Bryce Barros is a former China Affairs Analyst, Alliance for Securing Democracy at GMF.

Bruce Stokes is a visiting senior fellow at GMF. He is the coauthor of GMF’s two recent studies on rebuilding Ukraine and senior editor of the 2022 Transatlantic Trends survey. From 2019 to 2021, he was the executive director of GMF’s Transatlantic Task Force, which produced "Together or Alone? Choices and Strategies for Transatlantic Relations for 2021 and Beyond". He was also a GMF senior fellow from 2010 to 2012, wrote the 2009 Transatlantic Trends survey, and authored two GMF task force reports, "The Case for Renewing Transatlantic Capitalism", and "A New Era for Transatlantic Trade Leadership".

Stokes was a senior fellow at the Council on Foreign Relations between 2017 and 2020, and remains a member.

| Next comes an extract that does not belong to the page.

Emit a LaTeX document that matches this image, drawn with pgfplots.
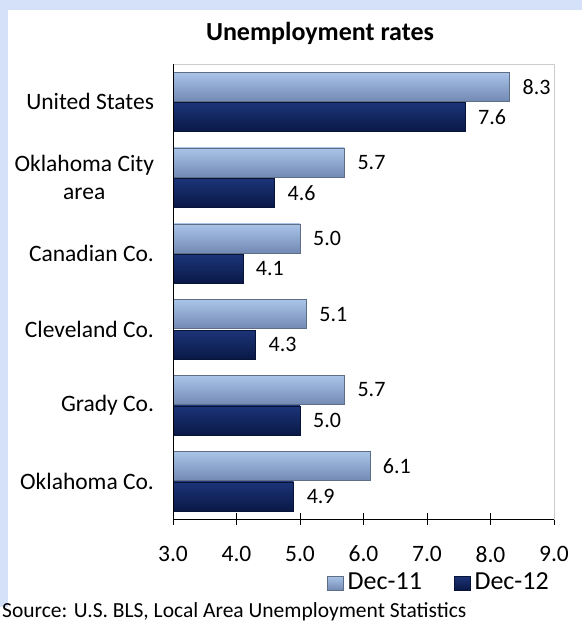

He is also an associate fellow at Chatham House. From 2012 to 2019 he was the director of Pew Research Center's Global Economic Attitudes and coauthored numerous public opinion surveys. Prior to this, he was for 23 years the international economics correspondent for the National Journal, a Washington, DC-based public policy magazine.

Stokes was a Japan Society Fellow in 1987 and 1989, living in and reporting from Japan. He was a member of President Clinton's Commission on United States-Pacific Trade and Investment Policy in 1997 and wrote its final report, "Building American Prosperity in the 21st Century". He is coauthor of "America Against the World: How We Are Different and Why We Are Disliked" and author of "Helping Ourselves: Local Solutions to Global Problems". He edited "Partners or Competitors", "Trade Strategies for a New Era", and "Open For Business: Creating a Transatlantic Marketplace".

Stokes was honored in 2006 by the Coalition of Service Industries for his reporting on services issues. In 2004, he was chosen by International Economy magazine as one of the most influential China watchers in the US press. In 1995, he was picked by Washingtonian Magazine as one of the "Best on Business" reporters in Washington, and, in 1989, he won the coveted John Hancock award for excellence in business and economics reporting for his series on the impact of the rising yen on the Japanese economy.

Stokes is a graduate of Georgetown University's School of Foreign Service and Johns Hopkins University's School of Advanced International Studies. He attended Columbia University's Graduate School of Journalism.

 

Peter Chase joined GMF’s Brussels office in September 2010 as a non-resident fellow and became a resident senior fellow in May 2016. His work focuses on the transatlantic economy with particular attention to trade and investment, digital and energy policies, and the EU’s economic relations with third countries.

Chase served as the U.S. Chamber of Commerce vice president for Europe from 2010-16; prior to this he was a U.S. diplomat with postings as minister-counselor for economic affairs in the U.S. Mission to the European Union, director of the State Department's office of EU affairs, chief of staff to the under secretary of economic affairs, and counselor and minister-counselor for economic affairs in the U.S. Embassy in London. 

Josh Rudolph is a senior fellow and the head of GMF’s Transatlantic Democracy Working Group (TDWG), a bipartisan coalition of former senior government officials, lawmakers, and civil society leaders who strive to educate the public and policymakers about foreign and domestic autocratic threats to democracy. He is an expert on Ukrainian governance reforms, and he is pioneering GMF’s work on homegrown autocratic threats in the United States. Before leading TDWG, he was the senior fellow for malign finance and corruption at GMF’s Alliance for Securing Democracy.

Rudolph regularly gives private briefings and public testimonies to governmental bodies, including the US Congress and the European Parliament. He frequently appears in the media and has published work in the Financial Times, Foreign Affairs, Foreign Policy, Fletcher Security Review, The American Interest, Dallas Morning News, Just Security, and The Hill.

Before joining GMF, Rudolph served in a range of US government positions dealing with finance and national security. As an adviser to the US executive director at the International Monetary Fund, he formulated and represented official US positions toward matters before the organization’s executive board. As a member of the White House National Security Council, he chaired interagency diplomatic and technical work on Russia sanctions and coordinated other economic initiatives. He also served as deputy director of the markets room at the US Treasury Department.

In 2022, Rudolph took extended leave from GMF to serve as the senior fellow on USAID’s Anti-Corruption Task Force, where he was the lead author of the Dekleptification Guide. He also revamped USAID’s strategy for corruption sanctions and tracked oligarch yachts after Russia invaded Ukraine.

Before his public service, Rudolph worked for seven years at J.P. Morgan as an investment banker and financial markets research strategist. He holds a bachelor’s degree in finance from Babson College and a master’s degree in public policy with a concentration in international trade and finance from Harvard University’s Kennedy School of Government.